Late April and early May tend to be the optimal times to capture bluebells at their best. Find out how to photograph bluebells, in our how-to guide.

Bluebells-by-Robert-Birkby-Photography

A misty morning, a quiet spot and a creative eye are the keys to photographying bluebells successfully. Photo by Robert Birkby Photography

‘One of the highlights of spring is the appearance of bluebells across our countryside,’ writes Robert Birkby. ‘Late April and early May tend to be the optimal times to capture bluebells at their best, and although much photographed, it really is difficult to resist those fabulous swathes of colour across our hills and woodlands. At the same time, grass starts to grow more quickly and new leaves are beginning to appear on deciduous trees. After a long and dark winter these fresh, vibrant greens and blues form a magnificent palette of colour.

Some regard bluebell shots as clichéd, but with a little effort it’s possible to capture something more original. The opportunities are endless. Try low and high viewpoints, and adjusting depth of field, focal length and brightness.’

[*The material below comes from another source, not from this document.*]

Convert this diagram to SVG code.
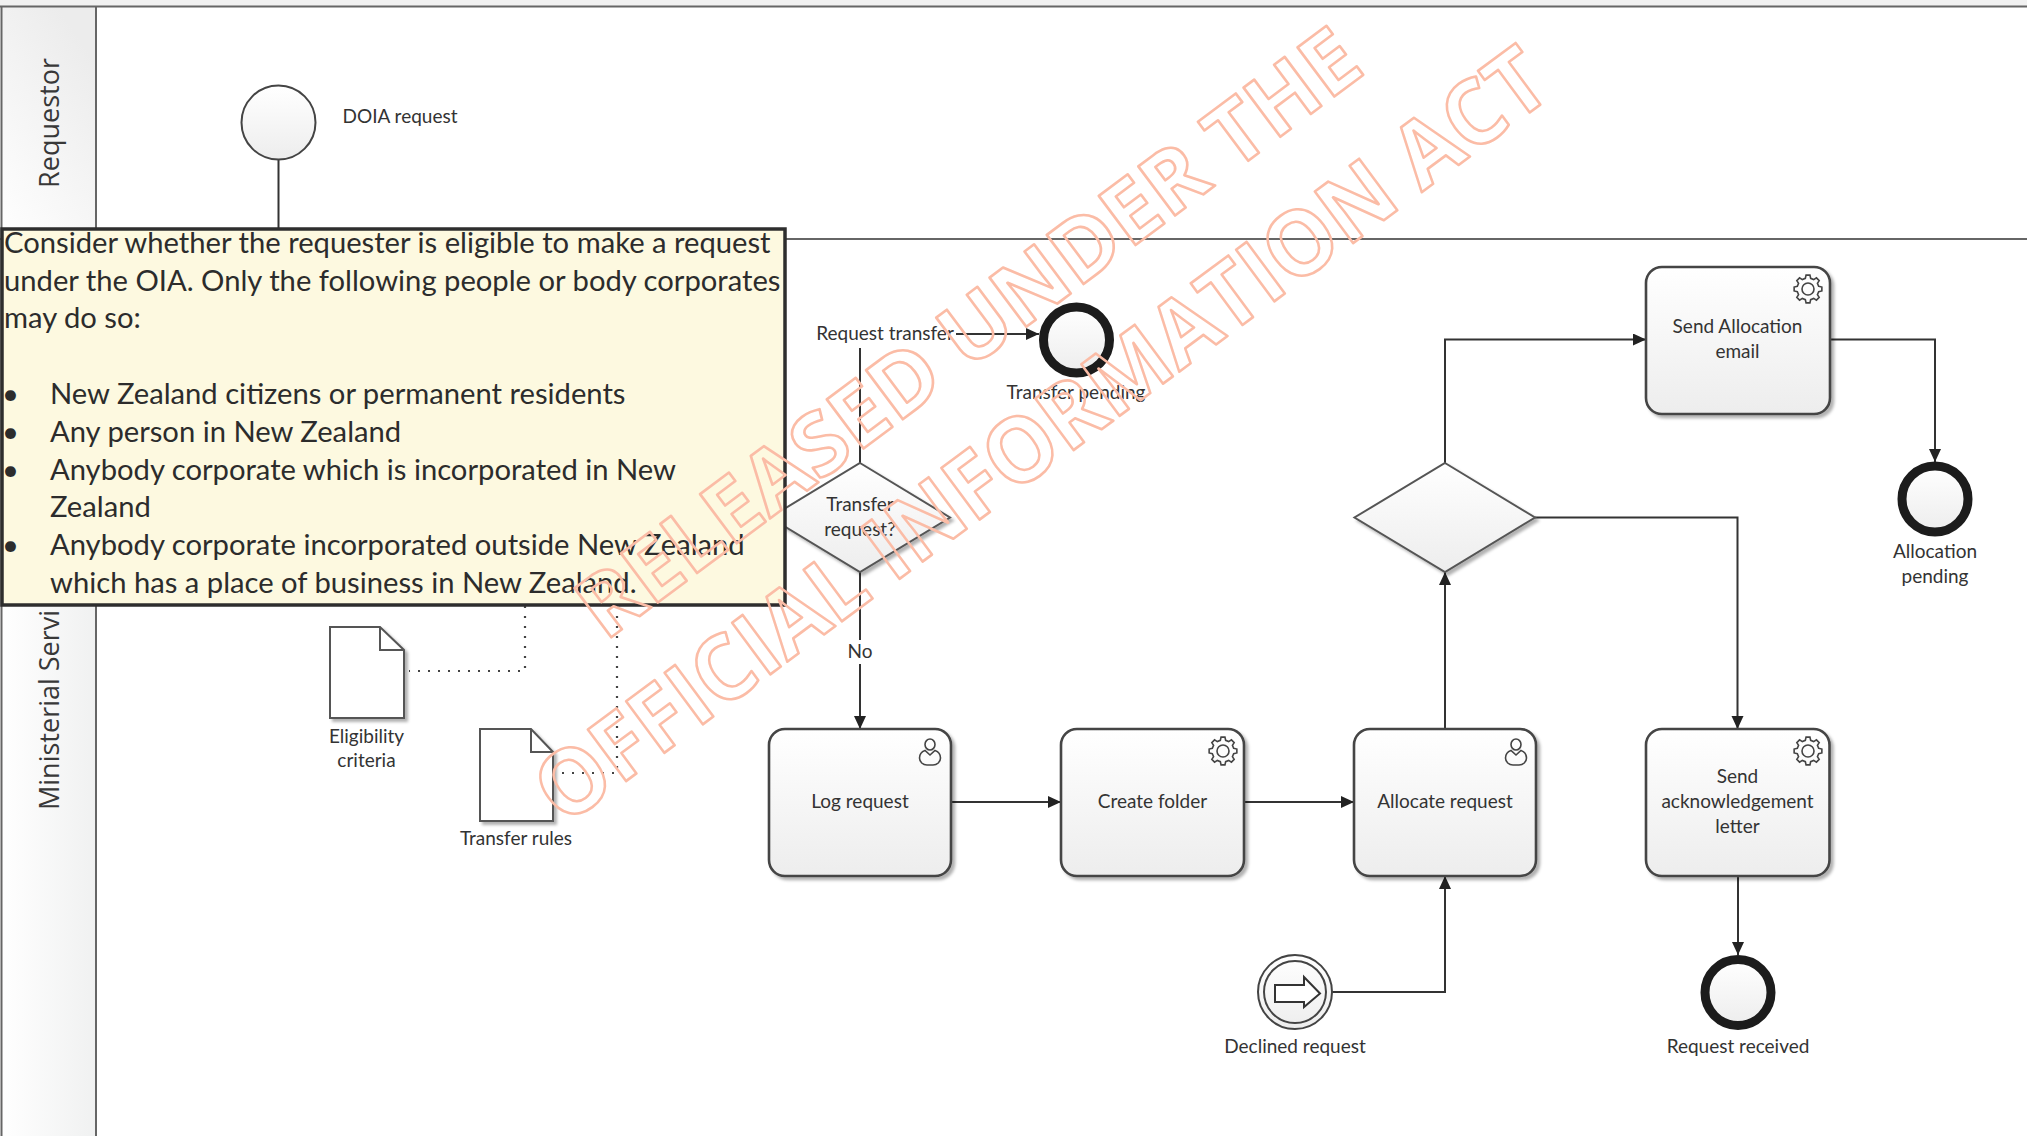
<svg xmlns="http://www.w3.org/2000/svg" width="2027" height="1136" viewBox="0 0 2027 1136">
<style>
text{font-family:"Lato","Liberation Sans",sans-serif;fill:#333}
.lbl{font-size:19px;text-anchor:middle}
.lane{font-family:"Open Sans","Liberation Sans",sans-serif;font-size:27px;fill:#383838}
.note{font-size:29.200px;fill:#2c2c2c}
.flow{fill:none;stroke:#333;stroke-width:2}
.assoc{fill:none;stroke:#444;stroke-width:2.200;stroke-dasharray:2 8}
.task{fill:url(#fade);stroke:#444;stroke-width:2.600;filter:url(#sh)}
.gw{fill:url(#fade);stroke:#555;stroke-width:2;filter:url(#sh)}
.endev{fill:url(#fade);stroke:#1c1c1c;stroke-width:9}
.doc{fill:#fff;stroke:#555;stroke-width:2;filter:url(#sh)}
.ico{fill:none;stroke:#444;stroke-width:1.600}
.wm{font-family:"Open Sans","Liberation Sans",sans-serif;font-weight:700;fill:none;stroke:#fbbca6;stroke-width:2.600;stroke-linejoin:round}
</style>
<defs>
<linearGradient id="fade" x1="0" y1="0" x2="0" y2="1"><stop offset="0" stop-color="#ffffff"/><stop offset="1" stop-color="#ededed"/></linearGradient>
<linearGradient id="hdr" x1="0" y1="0" x2="1" y2="0"><stop offset="0" stop-color="#ffffff"/><stop offset="1" stop-color="#f0f1f1"/></linearGradient>
<linearGradient id="hdr2" x1="0" y1="1" x2="0.6" y2="0"><stop offset="0" stop-color="#ffffff"/><stop offset="1" stop-color="#ececec"/></linearGradient>
<filter id="sh" x="-10%" y="-10%" width="125%" height="125%"><feDropShadow dx="3" dy="3" stdDeviation="1.500" flood-color="#000" flood-opacity="0.300"/></filter>
<marker id="arr" markerWidth="14" markerHeight="14" refX="13" refY="6" orient="auto" markerUnits="userSpaceOnUse"><path d="M0 0L13 6L0 12Z" fill="#222"/></marker>
<g id="gear"><polygon class="ico" points="10.67,-2.66 13.86,-1.95 13.86,1.95 10.67,2.66 9.43,5.67 11.18,8.43 8.43,11.18 5.67,9.43 2.66,10.67 1.95,13.86 -1.95,13.86 -2.66,10.67 -5.67,9.43 -8.43,11.18 -11.18,8.43 -9.43,5.67 -10.67,2.66 -13.86,1.95 -13.86,-1.95 -10.67,-2.66 -9.43,-5.67 -11.18,-8.43 -8.43,-11.18 -5.67,-9.43 -2.66,-10.67 -1.95,-13.86 1.95,-13.86 2.66,-10.67 5.67,-9.43 8.43,-11.18 11.18,-8.43 9.43,-5.67"/><circle class="ico" r="6"/></g>
<g id="user"><ellipse class="ico" cx="0" cy="-7.500" rx="5" ry="5.500"/><path class="ico" d="M-5 -1.500C-9 0-10.500 3-10.500 6C-10.500 10-7 13-3 13H3C7 13 10.500 10 10.500 6C10.500 3 9-0 5-1.500L0 3Z"/></g>
</defs>
<rect width="2027" height="1136" fill="#fff"/>
<g id="pool">
<rect x="0" y="0" width="2027" height="6" fill="#f1f1f1"/>
<rect id="lane-requestor-head" x="1" y="7" width="95" height="232" fill="url(#hdr2)"/>
<rect id="lane-services-head" x="1" y="239" width="95" height="897" fill="url(#hdr)"/>
<path d="M0 6.500H2027M1.500 6V1136M96 6V1136M0 239H2027" fill="none" stroke="#666" stroke-width="2"/>
<text class="lane" text-anchor="middle" transform="translate(59 123) rotate(-90)">Requestor</text>
<text class="lane" transform="translate(59 810) rotate(-90)">Ministerial Servi</text>
</g>
<g id="connectors">
<path class="flow" d="M278.500 160V230"/>
<path class="assoc" d="M525 606V671H409"/>
<path class="assoc" d="M617 606V773H554"/>
<path class="flow" d="M860 463V348"/>
<path class="flow" marker-end="url(#arr)" d="M956 334H1039"/>
<path class="flow" d="M860 572V640"/>
<path class="flow" marker-end="url(#arr)" d="M860 664V729"/>
<path class="flow" marker-end="url(#arr)" d="M951 802H1061"/>
<path class="flow" marker-end="url(#arr)" d="M1244 802H1354"/>
<path class="flow" marker-end="url(#arr)" d="M1445 729V572"/>
<path class="flow" marker-end="url(#arr)" d="M1445 463V339.500H1646"/>
<path class="flow" marker-end="url(#arr)" d="M1535 517.500H1737.500V729"/>
<path class="flow" marker-end="url(#arr)" d="M1830 339.500H1935V462"/>
<path class="flow" marker-end="url(#arr)" d="M1332 992H1445V876"/>
<path class="flow" marker-end="url(#arr)" d="M1738 876V955"/>
</g>
<g id="start-doia"><circle cx="278.500" cy="122.500" r="37" fill="url(#fade)" stroke="#444" stroke-width="2"/><text class="lbl" x="400" y="123">DOIA request</text></g>
<g id="doc-eligibility"><path class="doc" d="M330 627H380L404 650V718H330Z"/><path d="M380 627V650H404" fill="none" stroke="#555" stroke-width="2"/><text class="lbl" x="366.500" y="743">Eligibility</text><text class="lbl" x="366.500" y="767">criteria</text></g>
<g id="doc-transfer"><path class="doc" d="M480 729H531L553 752V821H480Z"/><path d="M531 729V752H553" fill="none" stroke="#555" stroke-width="2"/><text class="lbl" x="516" y="845">Transfer rules</text></g>
<g id="label-request-transfer"><text class="lbl" x="885" y="340">Request transfer</text></g>
<g id="end-transfer"><circle class="endev" cx="1076.500" cy="340" r="33"/><text class="lbl" x="1076" y="399">Transfer pending</text></g>
<g id="gw-transfer"><polygon class="gw" points="860,463 950,517.500 860,572 770,517.500"/><text class="lbl" x="860" y="511">Transfer</text><text class="lbl" x="860" y="536">request?</text></g>
<g id="label-no"><text class="lbl" x="860" y="658">No</text></g>
<g id="task-log"><rect class="task" x="769" y="729" width="182" height="147" rx="16"/><use href="#user" x="930" y="752"/><text class="lbl" x="860" y="808">Log request</text></g>
<g id="task-folder"><rect class="task" x="1061" y="729" width="183" height="147" rx="16"/><use href="#gear" x="1223" y="751"/><text class="lbl" x="1152.500" y="808">Create folder</text></g>
<g id="task-allocate"><rect class="task" x="1354" y="729" width="182" height="147" rx="16"/><use href="#user" x="1516" y="752"/><text class="lbl" x="1445" y="808">Allocate request</text></g>
<g id="task-ack"><rect class="task" x="1646" y="729" width="183.500" height="147" rx="16"/><use href="#gear" x="1808" y="751"/><text class="lbl" x="1737.500" y="783">Send</text><text class="lbl" x="1737.500" y="808">acknowledgement</text><text class="lbl" x="1737.500" y="833">letter</text></g>
<g id="task-email"><rect class="task" x="1646" y="267" width="184" height="147" rx="16"/><use href="#gear" x="1808" y="289"/><text class="lbl" x="1737.500" y="333">Send Allocation</text><text class="lbl" x="1737.500" y="358">email</text></g>
<g id="gw-main"><polygon class="gw" points="1445,463 1535,517.500 1445,572 1354.500,517.500"/></g>
<g id="end-allocation"><circle class="endev" cx="1935" cy="499" r="33"/><text class="lbl" x="1935" y="558">Allocation</text><text class="lbl" x="1935" y="583">pending</text></g>
<g id="event-declined"><circle cx="1295" cy="992" r="37" fill="url(#fade)" stroke="#444" stroke-width="2"/><circle cx="1295" cy="992" r="31" fill="none" stroke="#444" stroke-width="2"/><path d="M1275 985H1304V977L1320 993.500L1304 1007V1002H1275Z" fill="#fff" stroke="#333" stroke-width="2"/><text class="lbl" x="1295" y="1053">Declined request</text></g>
<g id="end-received"><circle class="endev" cx="1738" cy="992.500" r="33"/><text class="lbl" x="1738" y="1053">Request received</text></g>
<g id="note">
<rect x="2" y="229" width="783" height="376" fill="#fdf9e0" stroke="#2e2e2e" stroke-width="3.500"/>
<text class="note" x="4" y="253">Consider whether the requester is eligible to make a request</text>
<text class="note" x="4" y="291">under the OIA. Only the following people or body corporates</text>
<text class="note" x="4" y="328">may do so:</text>
<text class="note" x="2" y="404">•</text><text class="note" x="50" y="404">New Zealand citizens or permanent residents</text>
<text class="note" x="2" y="442">•</text><text class="note" x="50" y="442">Any person in New Zealand</text>
<text class="note" x="2" y="480">•</text><text class="note" x="50" y="480">Anybody corporate which is incorporated in New</text>
<text class="note" x="50" y="517">Zealand</text>
<text class="note" x="2" y="555">•</text><text class="note" x="50" y="555">Anybody corporate incorporated outside New Zealand</text>
<text class="note" x="50" y="593">which has a place of business in New Zealand.</text>
</g>
<g id="watermark">
<text class="wm" font-size="86" textLength="952" lengthAdjust="spacingAndGlyphs" transform="translate(605 642) rotate(-36.800)">RELEASED UNDER THE</text>
<text class="wm" font-size="90" textLength="1233" lengthAdjust="spacingAndGlyphs" transform="translate(564 827) rotate(-36.500)">OFFICIAL INFORMATION ACT</text>
</g>
</svg>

  1. Early mornings in bluebell woods often produce the best results. Still and misty conditions are common at this time of year. Mist adds atmosphere and depth, while a carpet of bluebells is the icing on the cake.
  2. The famous bluebell locations are popular, so you’ll likely be sharing your view with other photographers. But bluebells can be found in the most unlikely locations, so try to find your own untrampled patch.
  3. Use the viewfinder to carefully seek out a good composition. It could be that the trees are balanced in the frame or forming repeating patterns. Gaps between trees help pull the viewer into the scene.
  4. Don’t forget to take some close-up or macro images of the intricate beauty of bluebells. Choose a healthy looking specimen that is not in direct sunlight, otherwise highlights are lost at the edges.